What is required: Each line in the material below, starting at the one with "Rebuild this chart" and ending at the one with "Chart.register(...registerables);", is to be reproduced exactly; no picture is to be copied.
--- Start Supplied information ---
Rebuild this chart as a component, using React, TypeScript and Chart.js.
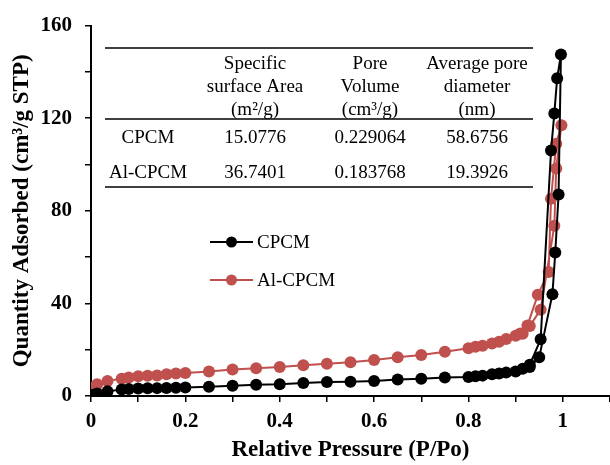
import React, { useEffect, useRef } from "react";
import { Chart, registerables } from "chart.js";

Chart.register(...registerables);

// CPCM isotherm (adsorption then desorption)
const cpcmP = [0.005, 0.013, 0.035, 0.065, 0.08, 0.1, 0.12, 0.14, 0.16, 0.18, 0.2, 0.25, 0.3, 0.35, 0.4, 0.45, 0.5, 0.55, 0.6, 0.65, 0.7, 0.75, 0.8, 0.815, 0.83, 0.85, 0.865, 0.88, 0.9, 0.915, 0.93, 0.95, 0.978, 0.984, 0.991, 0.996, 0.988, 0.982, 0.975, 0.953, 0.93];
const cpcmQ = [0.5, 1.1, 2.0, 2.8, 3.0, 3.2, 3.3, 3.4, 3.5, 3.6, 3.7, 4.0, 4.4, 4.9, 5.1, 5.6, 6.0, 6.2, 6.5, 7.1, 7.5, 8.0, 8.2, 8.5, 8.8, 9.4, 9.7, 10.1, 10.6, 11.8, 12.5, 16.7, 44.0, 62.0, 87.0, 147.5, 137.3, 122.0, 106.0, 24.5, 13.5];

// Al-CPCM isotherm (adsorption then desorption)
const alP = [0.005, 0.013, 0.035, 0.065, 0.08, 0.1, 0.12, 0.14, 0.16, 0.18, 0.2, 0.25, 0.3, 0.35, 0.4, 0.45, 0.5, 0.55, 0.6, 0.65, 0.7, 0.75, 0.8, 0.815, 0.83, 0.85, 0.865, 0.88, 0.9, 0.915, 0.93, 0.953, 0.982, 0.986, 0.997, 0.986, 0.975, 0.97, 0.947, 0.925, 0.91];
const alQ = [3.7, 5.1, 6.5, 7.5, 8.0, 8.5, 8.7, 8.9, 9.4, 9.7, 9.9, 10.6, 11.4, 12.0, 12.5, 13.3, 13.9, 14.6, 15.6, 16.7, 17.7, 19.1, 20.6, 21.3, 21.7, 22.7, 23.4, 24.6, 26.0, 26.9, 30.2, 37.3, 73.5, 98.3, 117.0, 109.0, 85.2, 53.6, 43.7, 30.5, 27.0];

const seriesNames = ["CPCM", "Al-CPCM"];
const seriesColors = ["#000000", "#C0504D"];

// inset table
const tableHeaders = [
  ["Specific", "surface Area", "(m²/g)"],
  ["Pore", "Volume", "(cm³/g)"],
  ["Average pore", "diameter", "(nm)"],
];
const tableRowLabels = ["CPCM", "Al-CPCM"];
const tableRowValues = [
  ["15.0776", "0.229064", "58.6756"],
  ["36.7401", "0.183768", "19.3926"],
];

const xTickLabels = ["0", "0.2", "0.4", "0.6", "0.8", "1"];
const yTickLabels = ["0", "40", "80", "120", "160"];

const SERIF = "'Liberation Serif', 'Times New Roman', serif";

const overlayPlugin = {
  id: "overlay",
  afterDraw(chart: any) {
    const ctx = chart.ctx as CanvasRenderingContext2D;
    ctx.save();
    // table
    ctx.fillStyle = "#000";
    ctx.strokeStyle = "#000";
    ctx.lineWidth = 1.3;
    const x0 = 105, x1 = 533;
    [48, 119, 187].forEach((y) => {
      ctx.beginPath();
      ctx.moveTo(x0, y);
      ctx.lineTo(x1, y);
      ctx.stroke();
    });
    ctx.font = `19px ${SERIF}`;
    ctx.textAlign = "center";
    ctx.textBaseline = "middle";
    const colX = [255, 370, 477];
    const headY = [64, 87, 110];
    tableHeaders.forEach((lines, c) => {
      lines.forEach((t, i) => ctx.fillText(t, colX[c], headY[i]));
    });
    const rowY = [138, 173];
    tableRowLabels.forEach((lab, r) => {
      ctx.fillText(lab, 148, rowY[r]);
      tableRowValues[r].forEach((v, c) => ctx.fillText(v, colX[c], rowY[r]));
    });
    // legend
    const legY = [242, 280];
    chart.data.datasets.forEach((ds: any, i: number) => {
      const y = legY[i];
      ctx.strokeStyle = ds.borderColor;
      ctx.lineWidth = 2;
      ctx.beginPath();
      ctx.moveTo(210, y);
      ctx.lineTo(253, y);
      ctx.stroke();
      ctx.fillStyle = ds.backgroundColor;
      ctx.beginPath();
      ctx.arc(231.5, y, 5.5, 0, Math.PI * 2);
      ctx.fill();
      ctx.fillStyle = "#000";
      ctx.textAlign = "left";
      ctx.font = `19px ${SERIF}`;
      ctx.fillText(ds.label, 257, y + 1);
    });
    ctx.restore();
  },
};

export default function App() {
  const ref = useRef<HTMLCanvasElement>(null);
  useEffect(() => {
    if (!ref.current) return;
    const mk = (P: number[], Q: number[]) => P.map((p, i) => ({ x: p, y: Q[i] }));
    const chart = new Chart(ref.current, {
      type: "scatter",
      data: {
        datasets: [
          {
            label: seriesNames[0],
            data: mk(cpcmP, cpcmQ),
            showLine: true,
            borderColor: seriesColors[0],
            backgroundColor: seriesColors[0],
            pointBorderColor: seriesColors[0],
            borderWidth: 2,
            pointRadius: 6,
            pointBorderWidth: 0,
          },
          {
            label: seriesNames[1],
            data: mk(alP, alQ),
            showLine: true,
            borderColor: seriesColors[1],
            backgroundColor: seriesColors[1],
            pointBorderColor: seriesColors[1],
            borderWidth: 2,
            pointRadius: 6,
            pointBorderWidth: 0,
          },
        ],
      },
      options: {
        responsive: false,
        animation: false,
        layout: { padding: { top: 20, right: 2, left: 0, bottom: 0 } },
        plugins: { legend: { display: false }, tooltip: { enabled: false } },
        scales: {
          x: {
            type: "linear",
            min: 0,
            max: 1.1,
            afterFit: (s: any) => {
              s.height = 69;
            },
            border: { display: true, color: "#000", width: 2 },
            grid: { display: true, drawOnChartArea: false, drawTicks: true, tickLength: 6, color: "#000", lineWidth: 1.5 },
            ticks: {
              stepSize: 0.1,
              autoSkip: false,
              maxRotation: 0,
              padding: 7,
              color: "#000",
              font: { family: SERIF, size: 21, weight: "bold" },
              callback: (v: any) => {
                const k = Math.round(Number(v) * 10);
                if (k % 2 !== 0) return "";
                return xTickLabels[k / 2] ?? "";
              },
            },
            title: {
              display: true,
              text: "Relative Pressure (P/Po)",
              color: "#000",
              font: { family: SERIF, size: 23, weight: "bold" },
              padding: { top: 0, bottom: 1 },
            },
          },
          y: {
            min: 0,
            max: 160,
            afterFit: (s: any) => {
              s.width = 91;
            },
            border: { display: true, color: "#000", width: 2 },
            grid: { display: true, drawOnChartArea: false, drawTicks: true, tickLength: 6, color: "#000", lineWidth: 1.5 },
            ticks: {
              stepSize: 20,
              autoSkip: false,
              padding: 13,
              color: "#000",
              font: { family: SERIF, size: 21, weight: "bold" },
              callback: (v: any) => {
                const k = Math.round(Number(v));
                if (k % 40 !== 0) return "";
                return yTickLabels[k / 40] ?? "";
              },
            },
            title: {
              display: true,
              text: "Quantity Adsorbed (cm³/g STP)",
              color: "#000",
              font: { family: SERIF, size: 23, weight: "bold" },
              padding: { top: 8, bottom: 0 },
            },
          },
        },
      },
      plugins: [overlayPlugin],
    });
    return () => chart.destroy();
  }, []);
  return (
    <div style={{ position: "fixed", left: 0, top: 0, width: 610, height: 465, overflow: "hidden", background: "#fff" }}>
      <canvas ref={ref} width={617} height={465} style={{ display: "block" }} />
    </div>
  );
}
--- End Supplied information ---
--- Start Supplied information ---
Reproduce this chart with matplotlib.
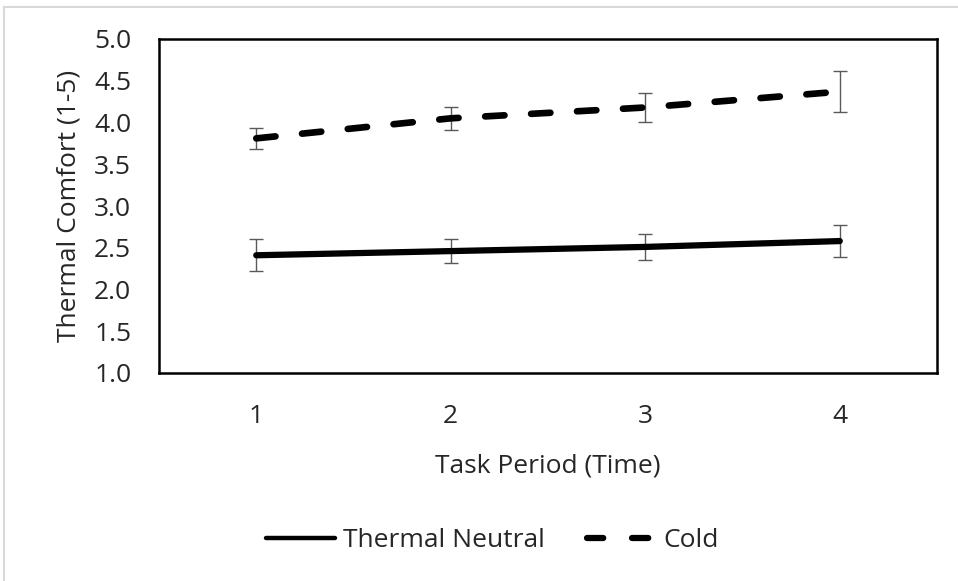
--- End Supplied information ---
--- Start Supplied information ---
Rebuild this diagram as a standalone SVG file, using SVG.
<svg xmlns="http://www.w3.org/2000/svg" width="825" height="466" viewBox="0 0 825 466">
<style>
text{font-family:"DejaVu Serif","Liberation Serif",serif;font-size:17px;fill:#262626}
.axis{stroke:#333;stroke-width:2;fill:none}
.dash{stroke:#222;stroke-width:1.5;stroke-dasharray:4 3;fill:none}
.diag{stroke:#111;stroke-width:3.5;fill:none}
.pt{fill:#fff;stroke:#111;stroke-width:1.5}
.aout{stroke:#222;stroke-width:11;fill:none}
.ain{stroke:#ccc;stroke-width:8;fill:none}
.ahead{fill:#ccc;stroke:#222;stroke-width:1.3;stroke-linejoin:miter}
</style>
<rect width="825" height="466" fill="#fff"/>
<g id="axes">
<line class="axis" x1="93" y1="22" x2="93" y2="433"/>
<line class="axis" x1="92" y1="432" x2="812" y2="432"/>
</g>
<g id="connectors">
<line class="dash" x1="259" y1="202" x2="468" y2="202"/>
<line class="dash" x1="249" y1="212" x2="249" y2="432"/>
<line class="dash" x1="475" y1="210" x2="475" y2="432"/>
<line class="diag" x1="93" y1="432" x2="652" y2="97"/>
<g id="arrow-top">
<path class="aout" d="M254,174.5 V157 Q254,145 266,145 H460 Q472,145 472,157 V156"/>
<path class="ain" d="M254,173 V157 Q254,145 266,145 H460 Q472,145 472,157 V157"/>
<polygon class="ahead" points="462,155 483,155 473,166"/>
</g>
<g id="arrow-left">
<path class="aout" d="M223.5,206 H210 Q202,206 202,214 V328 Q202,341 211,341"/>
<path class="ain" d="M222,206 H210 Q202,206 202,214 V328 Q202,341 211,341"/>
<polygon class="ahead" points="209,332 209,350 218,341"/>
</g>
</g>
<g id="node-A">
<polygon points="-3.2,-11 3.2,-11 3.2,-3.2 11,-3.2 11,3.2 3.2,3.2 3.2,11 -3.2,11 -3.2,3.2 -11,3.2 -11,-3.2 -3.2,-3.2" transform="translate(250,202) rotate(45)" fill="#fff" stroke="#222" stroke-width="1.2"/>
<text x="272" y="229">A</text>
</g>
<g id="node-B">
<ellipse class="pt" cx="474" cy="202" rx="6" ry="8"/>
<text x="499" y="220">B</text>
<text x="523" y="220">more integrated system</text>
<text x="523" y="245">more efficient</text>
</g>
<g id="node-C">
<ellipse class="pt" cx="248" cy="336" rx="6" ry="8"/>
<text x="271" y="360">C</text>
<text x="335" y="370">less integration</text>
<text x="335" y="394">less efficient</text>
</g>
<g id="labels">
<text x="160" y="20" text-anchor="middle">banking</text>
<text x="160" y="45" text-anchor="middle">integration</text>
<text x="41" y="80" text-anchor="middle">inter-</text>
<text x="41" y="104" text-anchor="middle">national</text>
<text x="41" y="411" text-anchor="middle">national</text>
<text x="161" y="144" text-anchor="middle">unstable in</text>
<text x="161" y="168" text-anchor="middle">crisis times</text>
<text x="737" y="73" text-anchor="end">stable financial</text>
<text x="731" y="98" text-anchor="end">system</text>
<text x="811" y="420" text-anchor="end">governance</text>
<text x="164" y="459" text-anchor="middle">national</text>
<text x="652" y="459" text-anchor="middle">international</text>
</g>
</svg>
--- End Supplied information ---
Exercise result:
Rebuild this chart as a component, using React, TypeScript and Chart.js.
import React, { useEffect, useRef } from "react";
import { Chart, registerables } from "chart.js";

Chart.register(...registerables);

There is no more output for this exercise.